WHAT IS BEING ASKED
All of the material below is to be restated word for word, apart from the pictures.
________________
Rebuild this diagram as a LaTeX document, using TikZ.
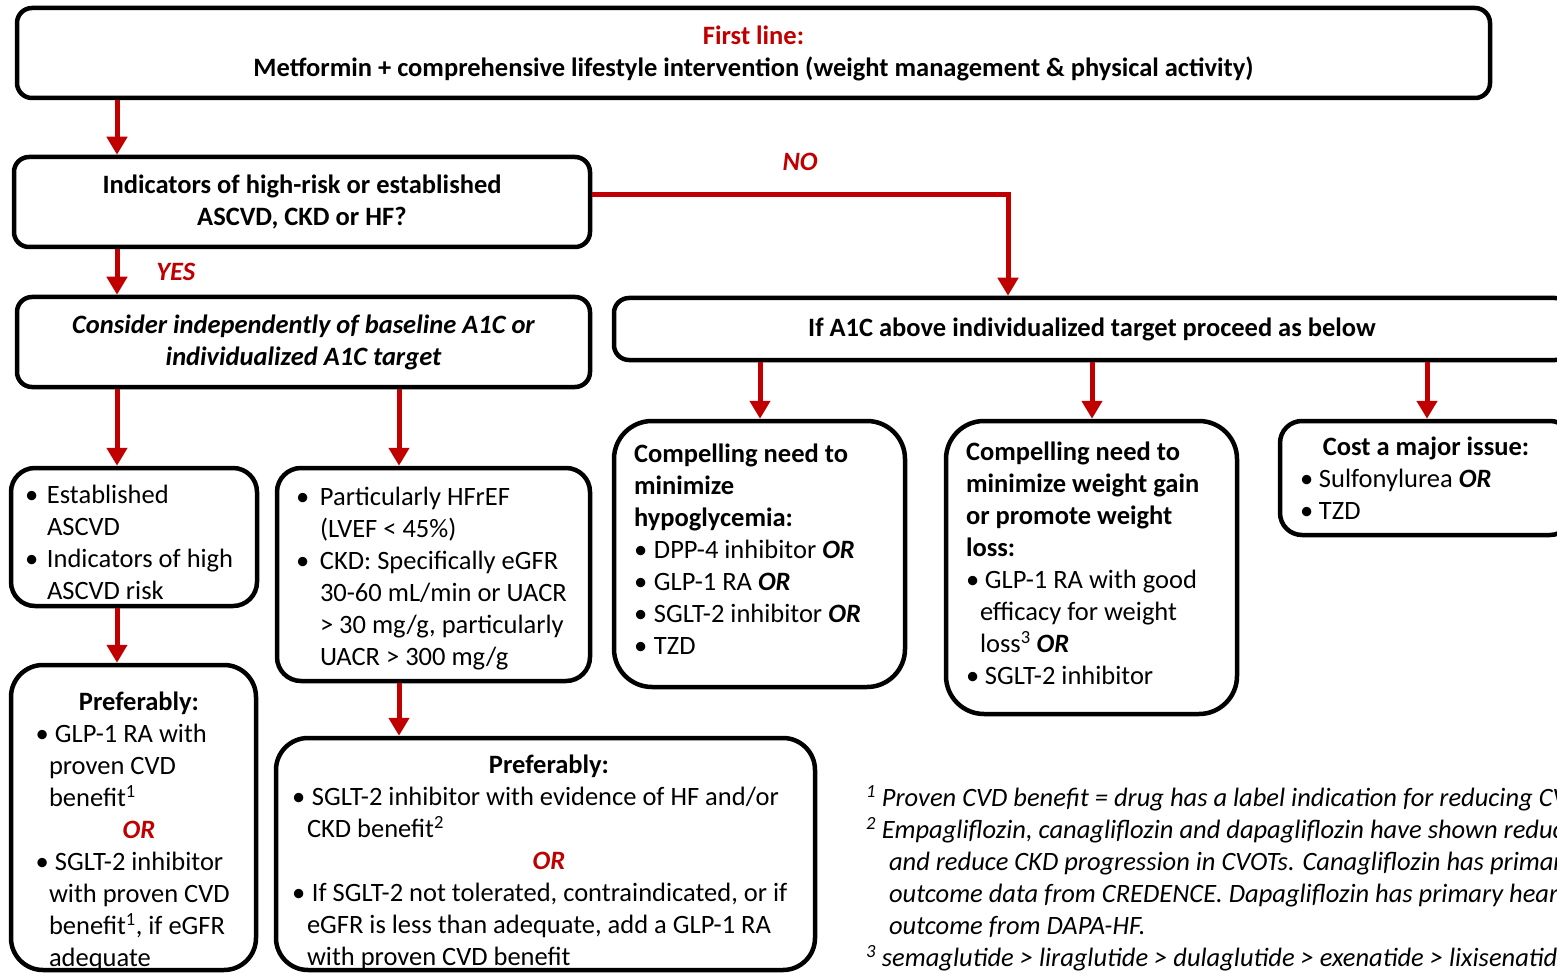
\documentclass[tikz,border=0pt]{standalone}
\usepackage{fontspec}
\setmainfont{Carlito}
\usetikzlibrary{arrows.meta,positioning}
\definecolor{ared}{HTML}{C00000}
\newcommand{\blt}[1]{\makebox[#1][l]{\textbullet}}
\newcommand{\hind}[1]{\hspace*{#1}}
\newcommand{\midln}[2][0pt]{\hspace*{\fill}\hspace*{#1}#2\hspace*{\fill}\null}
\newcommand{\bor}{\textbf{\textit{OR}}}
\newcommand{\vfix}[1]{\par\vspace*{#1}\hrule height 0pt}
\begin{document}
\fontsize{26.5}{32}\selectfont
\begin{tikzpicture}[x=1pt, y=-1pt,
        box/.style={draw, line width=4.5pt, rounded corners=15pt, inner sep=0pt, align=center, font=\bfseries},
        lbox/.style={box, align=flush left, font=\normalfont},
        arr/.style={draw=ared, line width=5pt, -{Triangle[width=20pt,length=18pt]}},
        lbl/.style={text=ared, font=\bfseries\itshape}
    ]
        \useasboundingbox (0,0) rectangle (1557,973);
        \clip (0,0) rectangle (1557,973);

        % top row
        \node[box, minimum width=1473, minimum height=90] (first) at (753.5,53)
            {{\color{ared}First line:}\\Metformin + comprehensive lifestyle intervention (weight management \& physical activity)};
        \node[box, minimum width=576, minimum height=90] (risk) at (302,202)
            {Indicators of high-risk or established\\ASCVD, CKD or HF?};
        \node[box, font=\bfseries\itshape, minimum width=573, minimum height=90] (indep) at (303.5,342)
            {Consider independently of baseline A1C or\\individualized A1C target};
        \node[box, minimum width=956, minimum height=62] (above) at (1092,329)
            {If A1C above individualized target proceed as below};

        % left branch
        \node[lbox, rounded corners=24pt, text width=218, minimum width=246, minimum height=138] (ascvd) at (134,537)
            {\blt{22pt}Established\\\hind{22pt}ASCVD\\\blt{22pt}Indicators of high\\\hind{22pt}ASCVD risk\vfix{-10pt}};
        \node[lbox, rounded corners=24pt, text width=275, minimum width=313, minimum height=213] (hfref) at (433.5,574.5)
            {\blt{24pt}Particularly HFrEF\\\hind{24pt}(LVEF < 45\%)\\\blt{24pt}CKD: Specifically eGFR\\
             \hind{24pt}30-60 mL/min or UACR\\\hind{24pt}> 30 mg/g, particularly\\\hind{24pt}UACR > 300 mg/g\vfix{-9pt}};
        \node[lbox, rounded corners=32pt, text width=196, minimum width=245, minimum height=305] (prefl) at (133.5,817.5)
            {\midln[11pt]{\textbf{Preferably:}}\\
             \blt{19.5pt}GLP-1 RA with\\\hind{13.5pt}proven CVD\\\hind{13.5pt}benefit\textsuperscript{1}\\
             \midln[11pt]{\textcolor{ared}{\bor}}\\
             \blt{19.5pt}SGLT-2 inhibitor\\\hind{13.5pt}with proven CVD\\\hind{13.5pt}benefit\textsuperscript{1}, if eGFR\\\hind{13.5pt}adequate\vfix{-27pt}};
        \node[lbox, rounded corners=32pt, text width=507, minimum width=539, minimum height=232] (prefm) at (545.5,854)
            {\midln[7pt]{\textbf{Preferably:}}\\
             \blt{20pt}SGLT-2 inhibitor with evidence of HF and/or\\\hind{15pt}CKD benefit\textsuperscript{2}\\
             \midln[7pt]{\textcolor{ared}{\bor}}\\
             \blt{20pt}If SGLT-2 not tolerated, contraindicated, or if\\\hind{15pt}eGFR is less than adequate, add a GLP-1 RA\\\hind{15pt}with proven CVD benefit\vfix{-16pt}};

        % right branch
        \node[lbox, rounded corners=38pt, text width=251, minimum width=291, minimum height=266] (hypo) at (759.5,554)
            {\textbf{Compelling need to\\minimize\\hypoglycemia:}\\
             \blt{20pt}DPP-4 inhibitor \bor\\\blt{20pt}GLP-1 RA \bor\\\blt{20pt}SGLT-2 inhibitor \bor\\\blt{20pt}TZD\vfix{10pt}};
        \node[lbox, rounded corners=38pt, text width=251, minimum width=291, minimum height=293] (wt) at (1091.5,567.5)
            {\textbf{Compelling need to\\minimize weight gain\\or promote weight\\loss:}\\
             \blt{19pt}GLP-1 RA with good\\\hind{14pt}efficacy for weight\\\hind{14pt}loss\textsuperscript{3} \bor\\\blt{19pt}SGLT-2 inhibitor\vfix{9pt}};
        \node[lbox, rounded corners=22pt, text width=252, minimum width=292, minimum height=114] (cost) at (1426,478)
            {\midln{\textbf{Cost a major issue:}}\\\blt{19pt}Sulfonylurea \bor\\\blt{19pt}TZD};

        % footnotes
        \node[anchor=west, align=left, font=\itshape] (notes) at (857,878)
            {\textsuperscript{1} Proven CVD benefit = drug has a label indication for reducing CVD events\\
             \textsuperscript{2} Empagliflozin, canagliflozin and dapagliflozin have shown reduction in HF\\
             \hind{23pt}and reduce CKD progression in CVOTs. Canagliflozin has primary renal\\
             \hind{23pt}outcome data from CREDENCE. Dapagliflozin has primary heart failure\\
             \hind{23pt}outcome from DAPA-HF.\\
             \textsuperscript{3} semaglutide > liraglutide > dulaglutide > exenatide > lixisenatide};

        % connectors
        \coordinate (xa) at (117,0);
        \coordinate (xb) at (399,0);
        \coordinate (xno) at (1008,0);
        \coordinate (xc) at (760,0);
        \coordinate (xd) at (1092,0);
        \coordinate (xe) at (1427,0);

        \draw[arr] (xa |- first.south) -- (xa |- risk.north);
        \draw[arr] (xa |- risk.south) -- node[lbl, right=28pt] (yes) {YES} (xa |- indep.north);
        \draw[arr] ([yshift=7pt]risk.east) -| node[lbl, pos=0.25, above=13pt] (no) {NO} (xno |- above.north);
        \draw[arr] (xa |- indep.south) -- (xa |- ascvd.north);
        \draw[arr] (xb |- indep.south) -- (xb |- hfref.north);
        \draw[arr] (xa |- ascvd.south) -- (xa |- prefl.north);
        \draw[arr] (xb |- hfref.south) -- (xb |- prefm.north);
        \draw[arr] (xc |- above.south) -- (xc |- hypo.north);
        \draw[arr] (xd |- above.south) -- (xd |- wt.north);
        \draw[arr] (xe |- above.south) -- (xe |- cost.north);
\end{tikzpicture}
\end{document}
________________
FULL ANSWER
Rebuild this diagram as a LaTeX document, using TikZ.
\documentclass[tikz,border=0pt]{standalone}
\usepackage{fontspec}
\setmainfont{Carlito}
\usetikzlibrary{arrows.meta,positioning}
\definecolor{ared}{HTML}{C00000}
\newcommand{\blt}[1]{\makebox[#1][l]{\textbullet}}
\newcommand{\hind}[1]{\hspace*{#1}}
\newcommand{\midln}[2][0pt]{\hspace*{\fill}\hspace*{#1}#2\hspace*{\fill}\null}
\newcommand{\bor}{\textbf{\textit{OR}}}
\newcommand{\vfix}[1]{\par\vspace*{#1}\hrule height 0pt}
\begin{document}
\fontsize{26.5}{32}\selectfont
\begin{tikzpicture}[x=1pt, y=-1pt,
        box/.style={draw, line width=4.5pt, rounded corners=15pt, inner sep=0pt, align=center, font=\bfseries},
        lbox/.style={box, align=flush left, font=\normalfont},
        arr/.style={draw=ared, line width=5pt, -{Triangle[width=20pt,length=18pt]}},
        lbl/.style={text=ared, font=\bfseries\itshape}
    ]
        \useasboundingbox (0,0) rectangle (1557,973);
        \clip (0,0) rectangle (1557,973);

        % top row
        \node[box, minimum width=1473, minimum height=90] (first) at (753.5,53)
            {{\color{ared}First line:}\\Metformin + comprehensive lifestyle intervention (weight management \& physical activity)};
        \node[box, minimum width=576, minimum height=90] (risk) at (302,202)
            {Indicators of high-risk or established\\ASCVD, CKD or HF?};
        \node[box, font=\bfseries\itshape, minimum width=573, minimum height=90] (indep) at (303.5,342)
            {Consider independently of baseline A1C or\\individualized A1C target};
        \node[box, minimum width=956, minimum height=62] (above) at (1092,329)
            {If A1C above individualized target proceed as below};

        % left branch
        \node[lbox, rounded corners=24pt, text width=218, minimum width=246, minimum height=138] (ascvd) at (134,537)
            {\blt{22pt}Established\\\hind{22pt}ASCVD\\\blt{22pt}Indicators of high\\\hind{22pt}ASCVD risk\vfix{-10pt}};
        \node[lbox, rounded corners=24pt, text width=275, minimum width=313, minimum height=213] (hfref) at (433.5,574.5)
            {\blt{24pt}Particularly HFrEF\\\hind{24pt}(LVEF < 45\%)\\\blt{24pt}CKD: Specifically eGFR\\
             \hind{24pt}30-60 mL/min or UACR\\\hind{24pt}> 30 mg/g, particularly\\\hind{24pt}UACR > 300 mg/g\vfix{-9pt}};
        \node[lbox, rounded corners=32pt, text width=196, minimum width=245, minimum height=305] (prefl) at (133.5,817.5)
            {\midln[11pt]{\textbf{Preferably:}}\\
             \blt{19.5pt}GLP-1 RA with\\\hind{13.5pt}proven CVD\\\hind{13.5pt}benefit\textsuperscript{1}\\
             \midln[11pt]{\textcolor{ared}{\bor}}\\
             \blt{19.5pt}SGLT-2 inhibitor\\\hind{13.5pt}with proven CVD\\\hind{13.5pt}benefit\textsuperscript{1}, if eGFR\\\hind{13.5pt}adequate\vfix{-27pt}};
        \node[lbox, rounded corners=32pt, text width=507, minimum width=539, minimum height=232] (prefm) at (545.5,854)
            {\midln[7pt]{\textbf{Preferably:}}\\
             \blt{20pt}SGLT-2 inhibitor with evidence of HF and/or\\\hind{15pt}CKD benefit\textsuperscript{2}\\
             \midln[7pt]{\textcolor{ared}{\bor}}\\
             \blt{20pt}If SGLT-2 not tolerated, contraindicated, or if\\\hind{15pt}eGFR is less than adequate, add a GLP-1 RA\\\hind{15pt}with proven CVD benefit\vfix{-16pt}};

        % right branch
        \node[lbox, rounded corners=38pt, text width=251, minimum width=291, minimum height=266] (hypo) at (759.5,554)
            {\textbf{Compelling need to\\minimize\\hypoglycemia:}\\
             \blt{20pt}DPP-4 inhibitor \bor\\\blt{20pt}GLP-1 RA \bor\\\blt{20pt}SGLT-2 inhibitor \bor\\\blt{20pt}TZD\vfix{10pt}};
        \node[lbox, rounded corners=38pt, text width=251, minimum width=291, minimum height=293] (wt) at (1091.5,567.5)
            {\textbf{Compelling need to\\minimize weight gain\\or promote weight\\loss:}\\
             \blt{19pt}GLP-1 RA with good\\\hind{14pt}efficacy for weight\\\hind{14pt}loss\textsuperscript{3} \bor\\\blt{19pt}SGLT-2 inhibitor\vfix{9pt}};
        \node[lbox, rounded corners=22pt, text width=252, minimum width=292, minimum height=114] (cost) at (1426,478)
            {\midln{\textbf{Cost a major issue:}}\\\blt{19pt}Sulfonylurea \bor\\\blt{19pt}TZD};

        % footnotes
        \node[anchor=west, align=left, font=\itshape] (notes) at (857,878)
            {\textsuperscript{1} Proven CVD benefit = drug has a label indication for reducing CVD events\\
             \textsuperscript{2} Empagliflozin, canagliflozin and dapagliflozin have shown reduction in HF\\
             \hind{23pt}and reduce CKD progression in CVOTs. Canagliflozin has primary renal\\
             \hind{23pt}outcome data from CREDENCE. Dapagliflozin has primary heart failure\\
             \hind{23pt}outcome from DAPA-HF.\\
             \textsuperscript{3} semaglutide > liraglutide > dulaglutide > exenatide > lixisenatide};

        % connectors
        \coordinate (xa) at (117,0);
        \coordinate (xb) at (399,0);
        \coordinate (xno) at (1008,0);
        \coordinate (xc) at (760,0);
        \coordinate (xd) at (1092,0);
        \coordinate (xe) at (1427,0);

        \draw[arr] (xa |- first.south) -- (xa |- risk.north);
        \draw[arr] (xa |- risk.south) -- node[lbl, right=28pt] (yes) {YES} (xa |- indep.north);
        \draw[arr] ([yshift=7pt]risk.east) -| node[lbl, pos=0.25, above=13pt] (no) {NO} (xno |- above.north);
        \draw[arr] (xa |- indep.south) -- (xa |- ascvd.north);
        \draw[arr] (xb |- indep.south) -- (xb |- hfref.north);
        \draw[arr] (xa |- ascvd.south) -- (xa |- prefl.north);
        \draw[arr] (xb |- hfref.south) -- (xb |- prefm.north);
        \draw[arr] (xc |- above.south) -- (xc |- hypo.north);
        \draw[arr] (xd |- above.south) -- (xd |- wt.north);
        \draw[arr] (xe |- above.south) -- (xe |- cost.north);
\end{tikzpicture}
\end{document}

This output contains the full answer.